Second, it is important to be clear that Mr Leslie would have had a contractual right to recover the overpayments if the agreement had been operated as the parties had originally intended. This will normally be the case in disputes between employers and contractors concerning overpayments, either because the contract will contain express final account provisions or because the final payment provisions in the Scheme for Construction Contracts 1998 will apply. It is only where the parties choose to depart from the contractual final account mechanism and agree to settle the account on a different basis that Leslie v Farrar will become relevant.

However, as Jackson LJ noted, it is relatively common for parties not to bother to ascertain a precise final account and instead agree a rough settlement with which they are both content:

“…it is a feature of countless business negotiations every day of the week that people agree round figures or compromises because they really cannot be bothered to go into the details… Mr Leslie was a busy man… He did not wish to devote further resources to grinding through the figures with professional assistance. There is nothing particularly surprising in that state of affairs.”

Some in the construction industry might be surprised to learn that convenient agreements of this kind (whether at the interim payment or final account stage) may later be treated as displacing the effect of the contractual terms originally agreed. Mr Leslie’s case is therefore something of a cautionary tale to employers who are content to make payments to contractors without properly assessing the amount due under the contract at each stage on the (risky) assumption that anything overpaid will be susceptible to recovery later.

Third, cases of this kind will inevitably be highly fact-sensitive, depending as they do on “the objective circumstances surrounding the payment as they could reasonably have been known to both parties”. One feature of such cases is that they are inherently more difficult to challenge on appeal.

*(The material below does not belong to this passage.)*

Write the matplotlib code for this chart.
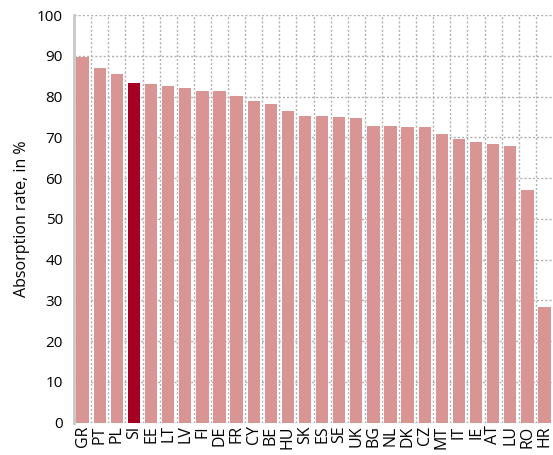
#!/usr/bin/env python3
'''Absorption rate by member state, bar chart'''

import numpy as np
import matplotlib
matplotlib.use('Agg')
import matplotlib.pyplot as plt

countries = ['GR', 'PT', 'PL', 'SI', 'EE', 'LT', 'LV', 'FI', 'DE', 'FR', 'CY', 'BE', 'HU', 'SK',
             'ES', 'SE', 'UK', 'BG', 'NL', 'DK', 'CZ', 'MT', 'IT', 'IE', 'AT', 'LU', 'RO', 'HR']
absorption = [89.6, 87.0, 85.5, 83.3, 83.1, 82.7, 82.2, 81.4, 81.4, 80.2, 79.0, 78.1, 76.5, 75.3,
              75.3, 75.0, 74.8, 72.8, 72.8, 72.6, 72.5, 70.9, 69.6, 68.8, 68.4, 67.9, 57.1, 28.3]
highlight = 'SI'
yticks = list(range(0, 101, 10))

plt.rcParams['font.family'] = ['Open Sans', 'DejaVu Sans']

fig = plt.figure(figsize=(5.53, 4.55), dpi=100)
ax = fig.add_axes([0.134, 0.071, 0.866, 0.896])

x = np.arange(len(countries))
colors = ['#A50021' if c == highlight else '#D99594' for c in countries]
ax.bar(x, absorption, width=0.72, color=colors, zorder=3)

ax.set_xlim(-0.5, len(countries) - 0.5)
ax.set_ylim(0, 100)
ax.set_yticks(yticks)
ax.set_xticks(x)
ax.set_xticklabels(countries, rotation=90, fontsize=11.5)
ax.tick_params(axis='y', labelsize=11, length=0, pad=8)
ax.tick_params(axis='x', length=0, pad=2)

# dotted grid: horizontal at every 10, vertical between categories
ax.set_xticks(np.arange(len(countries) - 1) + 0.5, minor=True)
ax.tick_params(axis='x', which='minor', length=0)
ax.grid(axis='y', which='major', linestyle=(0, (1.5, 1.5)), color='#B0B0B0', linewidth=1, zorder=0)
ax.grid(axis='x', which='minor', linestyle=(0, (1.5, 1.5)), color='#B0B0B0', linewidth=1, zorder=0)

for side in ['top', 'right', 'bottom']:
    ax.spines[side].set_visible(False)
ax.spines['left'].set_color('#C8C8C8')
ax.spines['left'].set_linewidth(2)

ax.set_ylabel('Absorption rate, in %', fontsize=11.5, labelpad=5)

fig.savefig('out.png', dpi=100)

As McCombe LJ observed:

“We are being invited to overturn a judge’s conclusion on a finding of fact, made after a complex trial. It was a finding made in a very careful and comprehensive judgment on eleven issues. In such circumstances, I would not be easily persuaded that he was not entitled to make that ultimate finding of fact on the evidence which he had heard and which we have not.”


For these reasons, Leslie v Farrar is a useful – and possibly surprising – illustration of:

  • The practical value of reducing an agreement to writing.
  • The importance for an employer of properly assessing what is due to the contractor under the contract at each stage.
  • More generally, of the dangers involved in coming to an approximate settlement for the time being on the assumption that any overpayment will be recoverable later on.